At the age of 16, however, she decided that she wanted to embrace her beard and decided to stop removing her hair. She realised that her unhappiness came from trying to change herself according to society’s standards. She was trying to change for the benefit of other people and not herself. She revealed that, “once you have reached rock bottom, you cannot go any lower. So build yourself up –  however you want to.”

Harnaam named her beard “Sundri”, which translates as “beautiful” in Hindi. Her mantra for life is: “My body, my rules”. She became an activist for anti-bullying, PCOS and body positivity. She shares her story with people and helps people who are going through similar things. She spends part of her time also trying to change society’s views on how we should look. She stated that “99% of images on TV or in posters are edited in some way” but that is not the problem.
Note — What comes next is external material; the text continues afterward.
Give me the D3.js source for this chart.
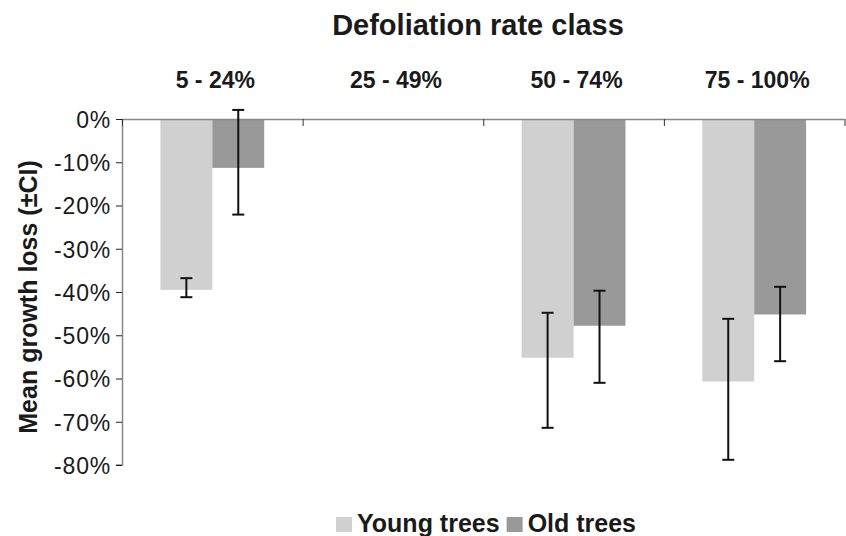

The problem is that we are told that there is a perfect body-type (that has a flat stomach, for example), and so we all strive towards this image instead of embracing who we are now. That does not mean that we should try to change, but that the reason for us to change ourselves should not be to conform to someone else’s idea of perfection.

As a final thought, Harnaam addressed why is it that bad things happen to good people. “We are given a purpose for our lives,” she said, “to become a testimony of someone who has gone through hard times. And, hopefully, other people who are going through hard times can look at us and we can help them.”